▸ Task to complete
Write out each line of the listing as it stands, without the images.

▸ Source code of charts
--- start ---

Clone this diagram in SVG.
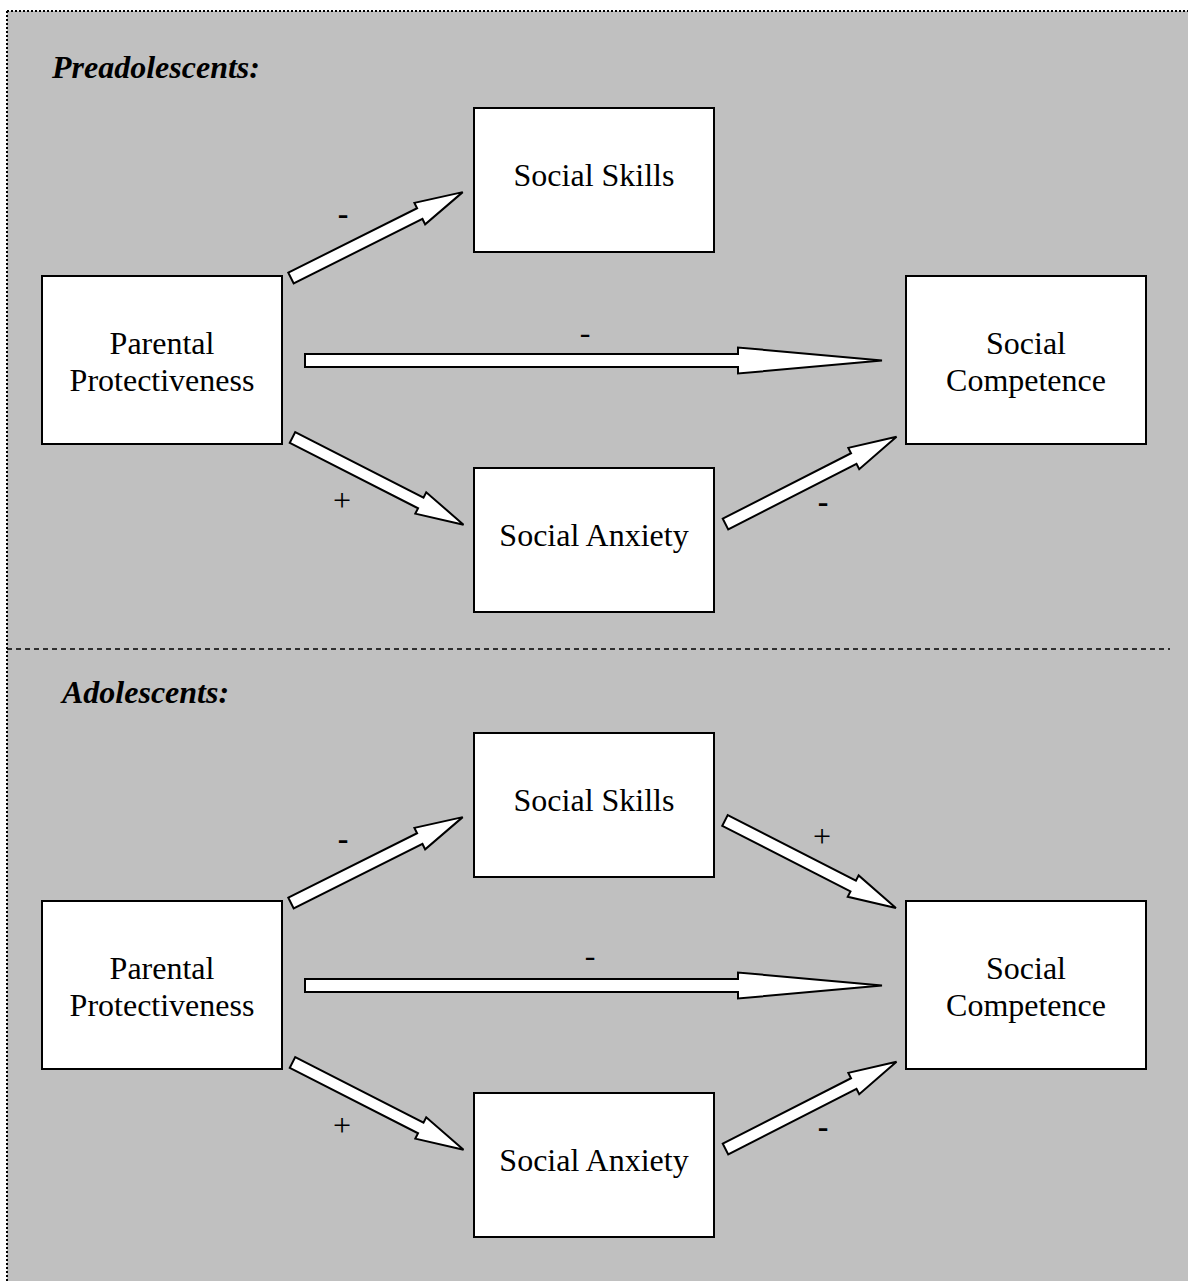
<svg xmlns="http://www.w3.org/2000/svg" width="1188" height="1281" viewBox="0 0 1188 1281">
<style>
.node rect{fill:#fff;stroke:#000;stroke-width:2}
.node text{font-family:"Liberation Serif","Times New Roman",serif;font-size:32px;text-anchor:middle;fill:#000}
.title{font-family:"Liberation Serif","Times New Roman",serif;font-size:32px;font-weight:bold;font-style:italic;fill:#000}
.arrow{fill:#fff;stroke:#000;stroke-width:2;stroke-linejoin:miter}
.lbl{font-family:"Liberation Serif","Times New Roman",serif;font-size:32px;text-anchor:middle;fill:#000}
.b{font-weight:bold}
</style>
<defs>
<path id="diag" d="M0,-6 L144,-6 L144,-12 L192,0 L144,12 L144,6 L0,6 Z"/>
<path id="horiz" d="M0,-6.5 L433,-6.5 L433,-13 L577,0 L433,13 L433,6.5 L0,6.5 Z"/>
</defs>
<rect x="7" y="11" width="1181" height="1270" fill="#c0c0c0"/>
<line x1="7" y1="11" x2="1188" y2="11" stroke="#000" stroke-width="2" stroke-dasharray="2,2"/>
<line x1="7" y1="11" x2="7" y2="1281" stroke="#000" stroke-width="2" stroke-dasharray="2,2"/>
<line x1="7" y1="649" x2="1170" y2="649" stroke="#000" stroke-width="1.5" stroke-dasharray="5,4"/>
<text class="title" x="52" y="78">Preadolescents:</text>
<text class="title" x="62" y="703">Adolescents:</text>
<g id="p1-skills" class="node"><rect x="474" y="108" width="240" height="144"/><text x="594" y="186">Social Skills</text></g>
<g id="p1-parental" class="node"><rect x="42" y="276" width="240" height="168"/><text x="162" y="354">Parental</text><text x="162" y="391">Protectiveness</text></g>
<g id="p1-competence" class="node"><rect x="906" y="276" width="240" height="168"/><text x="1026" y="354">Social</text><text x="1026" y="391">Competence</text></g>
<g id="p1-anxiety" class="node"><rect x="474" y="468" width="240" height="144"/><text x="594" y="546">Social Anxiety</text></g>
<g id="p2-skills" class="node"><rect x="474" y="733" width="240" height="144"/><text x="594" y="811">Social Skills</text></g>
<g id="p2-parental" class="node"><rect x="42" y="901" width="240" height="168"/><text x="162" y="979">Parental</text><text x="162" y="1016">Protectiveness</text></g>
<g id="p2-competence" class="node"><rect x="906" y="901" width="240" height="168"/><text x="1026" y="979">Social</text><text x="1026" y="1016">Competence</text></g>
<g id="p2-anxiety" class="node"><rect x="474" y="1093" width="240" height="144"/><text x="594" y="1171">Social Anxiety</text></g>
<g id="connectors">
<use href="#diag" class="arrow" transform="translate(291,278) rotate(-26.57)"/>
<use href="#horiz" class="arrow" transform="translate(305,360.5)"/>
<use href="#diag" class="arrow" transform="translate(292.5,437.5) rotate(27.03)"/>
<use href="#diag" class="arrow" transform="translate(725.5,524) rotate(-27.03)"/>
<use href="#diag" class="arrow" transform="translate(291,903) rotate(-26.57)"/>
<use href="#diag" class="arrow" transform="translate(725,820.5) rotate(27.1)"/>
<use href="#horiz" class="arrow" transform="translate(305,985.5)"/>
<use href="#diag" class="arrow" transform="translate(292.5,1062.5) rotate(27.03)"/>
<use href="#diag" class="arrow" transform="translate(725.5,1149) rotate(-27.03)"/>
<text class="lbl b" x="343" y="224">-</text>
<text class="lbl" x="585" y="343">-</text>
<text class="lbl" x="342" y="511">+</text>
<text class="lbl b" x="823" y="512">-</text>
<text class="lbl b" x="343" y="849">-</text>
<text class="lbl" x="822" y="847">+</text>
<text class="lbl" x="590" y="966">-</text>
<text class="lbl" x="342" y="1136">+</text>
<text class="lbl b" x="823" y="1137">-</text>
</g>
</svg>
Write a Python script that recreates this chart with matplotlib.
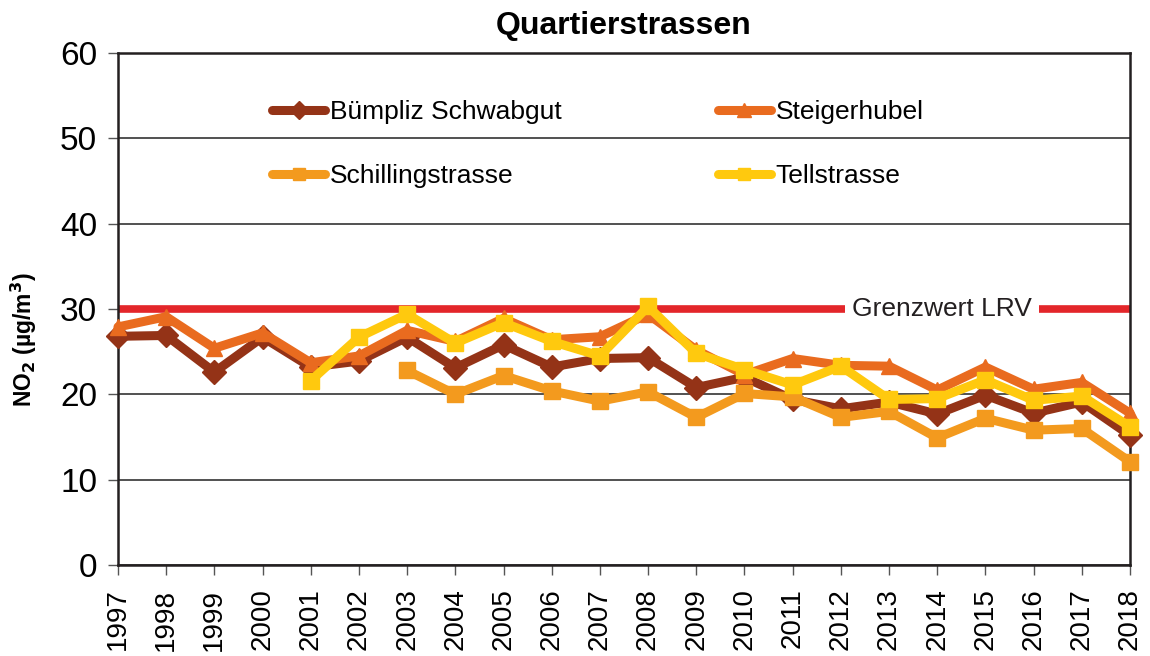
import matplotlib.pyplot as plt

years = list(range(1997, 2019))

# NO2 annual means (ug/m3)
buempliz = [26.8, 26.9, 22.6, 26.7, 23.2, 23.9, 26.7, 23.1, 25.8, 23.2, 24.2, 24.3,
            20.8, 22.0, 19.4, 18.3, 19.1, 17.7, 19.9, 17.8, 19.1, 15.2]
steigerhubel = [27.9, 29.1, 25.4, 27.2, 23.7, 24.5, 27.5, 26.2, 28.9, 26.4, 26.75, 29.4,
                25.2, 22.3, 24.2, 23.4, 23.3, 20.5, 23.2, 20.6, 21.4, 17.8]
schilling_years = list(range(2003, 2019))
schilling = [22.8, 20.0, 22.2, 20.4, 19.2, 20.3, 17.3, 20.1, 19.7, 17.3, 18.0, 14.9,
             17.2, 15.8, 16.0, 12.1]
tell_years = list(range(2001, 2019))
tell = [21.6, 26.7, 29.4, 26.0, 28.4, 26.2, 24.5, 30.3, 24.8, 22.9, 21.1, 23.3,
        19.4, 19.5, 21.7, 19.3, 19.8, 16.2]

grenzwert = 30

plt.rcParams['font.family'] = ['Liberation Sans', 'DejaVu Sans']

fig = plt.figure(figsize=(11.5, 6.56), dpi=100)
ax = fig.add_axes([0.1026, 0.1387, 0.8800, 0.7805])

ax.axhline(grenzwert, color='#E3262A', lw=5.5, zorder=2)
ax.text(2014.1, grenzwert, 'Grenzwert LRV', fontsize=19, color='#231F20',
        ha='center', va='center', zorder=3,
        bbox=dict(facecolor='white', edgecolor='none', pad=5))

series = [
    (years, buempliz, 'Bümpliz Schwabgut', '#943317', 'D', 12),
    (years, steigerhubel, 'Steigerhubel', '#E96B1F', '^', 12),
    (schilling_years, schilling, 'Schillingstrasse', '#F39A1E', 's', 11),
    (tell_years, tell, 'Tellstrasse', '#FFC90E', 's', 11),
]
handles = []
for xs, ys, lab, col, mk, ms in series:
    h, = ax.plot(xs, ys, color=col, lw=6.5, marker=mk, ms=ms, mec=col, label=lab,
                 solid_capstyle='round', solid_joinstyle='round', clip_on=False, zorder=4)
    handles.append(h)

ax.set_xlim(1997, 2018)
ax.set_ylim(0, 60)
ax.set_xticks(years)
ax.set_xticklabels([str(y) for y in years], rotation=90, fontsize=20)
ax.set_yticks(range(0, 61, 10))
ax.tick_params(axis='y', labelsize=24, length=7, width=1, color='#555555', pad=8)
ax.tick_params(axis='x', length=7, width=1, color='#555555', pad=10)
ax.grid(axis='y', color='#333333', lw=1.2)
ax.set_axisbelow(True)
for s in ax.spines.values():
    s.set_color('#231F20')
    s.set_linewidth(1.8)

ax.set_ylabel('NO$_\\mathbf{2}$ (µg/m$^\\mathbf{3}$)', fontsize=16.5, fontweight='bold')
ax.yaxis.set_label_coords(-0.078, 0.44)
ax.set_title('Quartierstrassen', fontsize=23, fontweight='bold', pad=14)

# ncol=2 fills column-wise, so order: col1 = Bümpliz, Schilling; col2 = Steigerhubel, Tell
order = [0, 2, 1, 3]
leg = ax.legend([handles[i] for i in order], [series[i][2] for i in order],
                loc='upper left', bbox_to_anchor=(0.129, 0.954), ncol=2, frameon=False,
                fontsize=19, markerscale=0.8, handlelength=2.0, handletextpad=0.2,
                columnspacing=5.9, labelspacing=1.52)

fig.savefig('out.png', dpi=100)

--- end ---

▸ Full response
Clone this diagram in SVG.
<svg xmlns="http://www.w3.org/2000/svg" width="1188" height="1281" viewBox="0 0 1188 1281">
<style>
.node rect{fill:#fff;stroke:#000;stroke-width:2}
.node text{font-family:"Liberation Serif","Times New Roman",serif;font-size:32px;text-anchor:middle;fill:#000}
.title{font-family:"Liberation Serif","Times New Roman",serif;font-size:32px;font-weight:bold;font-style:italic;fill:#000}
.arrow{fill:#fff;stroke:#000;stroke-width:2;stroke-linejoin:miter}
.lbl{font-family:"Liberation Serif","Times New Roman",serif;font-size:32px;text-anchor:middle;fill:#000}
.b{font-weight:bold}
</style>
<defs>
<path id="diag" d="M0,-6 L144,-6 L144,-12 L192,0 L144,12 L144,6 L0,6 Z"/>
<path id="horiz" d="M0,-6.5 L433,-6.5 L433,-13 L577,0 L433,13 L433,6.5 L0,6.5 Z"/>
</defs>
<rect x="7" y="11" width="1181" height="1270" fill="#c0c0c0"/>
<line x1="7" y1="11" x2="1188" y2="11" stroke="#000" stroke-width="2" stroke-dasharray="2,2"/>
<line x1="7" y1="11" x2="7" y2="1281" stroke="#000" stroke-width="2" stroke-dasharray="2,2"/>
<line x1="7" y1="649" x2="1170" y2="649" stroke="#000" stroke-width="1.5" stroke-dasharray="5,4"/>
<text class="title" x="52" y="78">Preadolescents:</text>
<text class="title" x="62" y="703">Adolescents:</text>
<g id="p1-skills" class="node"><rect x="474" y="108" width="240" height="144"/><text x="594" y="186">Social Skills</text></g>
<g id="p1-parental" class="node"><rect x="42" y="276" width="240" height="168"/><text x="162" y="354">Parental</text><text x="162" y="391">Protectiveness</text></g>
<g id="p1-competence" class="node"><rect x="906" y="276" width="240" height="168"/><text x="1026" y="354">Social</text><text x="1026" y="391">Competence</text></g>
<g id="p1-anxiety" class="node"><rect x="474" y="468" width="240" height="144"/><text x="594" y="546">Social Anxiety</text></g>
<g id="p2-skills" class="node"><rect x="474" y="733" width="240" height="144"/><text x="594" y="811">Social Skills</text></g>
<g id="p2-parental" class="node"><rect x="42" y="901" width="240" height="168"/><text x="162" y="979">Parental</text><text x="162" y="1016">Protectiveness</text></g>
<g id="p2-competence" class="node"><rect x="906" y="901" width="240" height="168"/><text x="1026" y="979">Social</text><text x="1026" y="1016">Competence</text></g>
<g id="p2-anxiety" class="node"><rect x="474" y="1093" width="240" height="144"/><text x="594" y="1171">Social Anxiety</text></g>
<g id="connectors">
<use href="#diag" class="arrow" transform="translate(291,278) rotate(-26.57)"/>
<use href="#horiz" class="arrow" transform="translate(305,360.5)"/>
<use href="#diag" class="arrow" transform="translate(292.5,437.5) rotate(27.03)"/>
<use href="#diag" class="arrow" transform="translate(725.5,524) rotate(-27.03)"/>
<use href="#diag" class="arrow" transform="translate(291,903) rotate(-26.57)"/>
<use href="#diag" class="arrow" transform="translate(725,820.5) rotate(27.1)"/>
<use href="#horiz" class="arrow" transform="translate(305,985.5)"/>
<use href="#diag" class="arrow" transform="translate(292.5,1062.5) rotate(27.03)"/>
<use href="#diag" class="arrow" transform="translate(725.5,1149) rotate(-27.03)"/>
<text class="lbl b" x="343" y="224">-</text>
<text class="lbl" x="585" y="343">-</text>
<text class="lbl" x="342" y="511">+</text>
<text class="lbl b" x="823" y="512">-</text>
<text class="lbl b" x="343" y="849">-</text>
<text class="lbl" x="822" y="847">+</text>
<text class="lbl" x="590" y="966">-</text>
<text class="lbl" x="342" y="1136">+</text>
<text class="lbl b" x="823" y="1137">-</text>
</g>
</svg>
Write a Python script that recreates this chart with matplotlib.
import matplotlib.pyplot as plt

years = list(range(1997, 2019))

# NO2 annual means (ug/m3)
buempliz = [26.8, 26.9, 22.6, 26.7, 23.2, 23.9, 26.7, 23.1, 25.8, 23.2, 24.2, 24.3,
            20.8, 22.0, 19.4, 18.3, 19.1, 17.7, 19.9, 17.8, 19.1, 15.2]
steigerhubel = [27.9, 29.1, 25.4, 27.2, 23.7, 24.5, 27.5, 26.2, 28.9, 26.4, 26.75, 29.4,
                25.2, 22.3, 24.2, 23.4, 23.3, 20.5, 23.2, 20.6, 21.4, 17.8]
schilling_years = list(range(2003, 2019))
schilling = [22.8, 20.0, 22.2, 20.4, 19.2, 20.3, 17.3, 20.1, 19.7, 17.3, 18.0, 14.9,
             17.2, 15.8, 16.0, 12.1]
tell_years = list(range(2001, 2019))
tell = [21.6, 26.7, 29.4, 26.0, 28.4, 26.2, 24.5, 30.3, 24.8, 22.9, 21.1, 23.3,
        19.4, 19.5, 21.7, 19.3, 19.8, 16.2]

grenzwert = 30

plt.rcParams['font.family'] = ['Liberation Sans', 'DejaVu Sans']

fig = plt.figure(figsize=(11.5, 6.56), dpi=100)
ax = fig.add_axes([0.1026, 0.1387, 0.8800, 0.7805])

ax.axhline(grenzwert, color='#E3262A', lw=5.5, zorder=2)
ax.text(2014.1, grenzwert, 'Grenzwert LRV', fontsize=19, color='#231F20',
        ha='center', va='center', zorder=3,
        bbox=dict(facecolor='white', edgecolor='none', pad=5))

series = [
    (years, buempliz, 'Bümpliz Schwabgut', '#943317', 'D', 12),
    (years, steigerhubel, 'Steigerhubel', '#E96B1F', '^', 12),
    (schilling_years, schilling, 'Schillingstrasse', '#F39A1E', 's', 11),
    (tell_years, tell, 'Tellstrasse', '#FFC90E', 's', 11),
]
handles = []
for xs, ys, lab, col, mk, ms in series:
    h, = ax.plot(xs, ys, color=col, lw=6.5, marker=mk, ms=ms, mec=col, label=lab,
                 solid_capstyle='round', solid_joinstyle='round', clip_on=False, zorder=4)
    handles.append(h)

ax.set_xlim(1997, 2018)
ax.set_ylim(0, 60)
ax.set_xticks(years)
ax.set_xticklabels([str(y) for y in years], rotation=90, fontsize=20)
ax.set_yticks(range(0, 61, 10))
ax.tick_params(axis='y', labelsize=24, length=7, width=1, color='#555555', pad=8)
ax.tick_params(axis='x', length=7, width=1, color='#555555', pad=10)
ax.grid(axis='y', color='#333333', lw=1.2)
ax.set_axisbelow(True)
for s in ax.spines.values():
    s.set_color('#231F20')
    s.set_linewidth(1.8)

ax.set_ylabel('NO$_\\mathbf{2}$ (µg/m$^\\mathbf{3}$)', fontsize=16.5, fontweight='bold')
ax.yaxis.set_label_coords(-0.078, 0.44)
ax.set_title('Quartierstrassen', fontsize=23, fontweight='bold', pad=14)

# ncol=2 fills column-wise, so order: col1 = Bümpliz, Schilling; col2 = Steigerhubel, Tell
order = [0, 2, 1, 3]
leg = ax.legend([handles[i] for i in order], [series[i][2] for i in order],
                loc='upper left', bbox_to_anchor=(0.129, 0.954), ncol=2, frameon=False,
                fontsize=19, markerscale=0.8, handlelength=2.0, handletextpad=0.2,
                columnspacing=5.9, labelspacing=1.52)

fig.savefig('out.png', dpi=100)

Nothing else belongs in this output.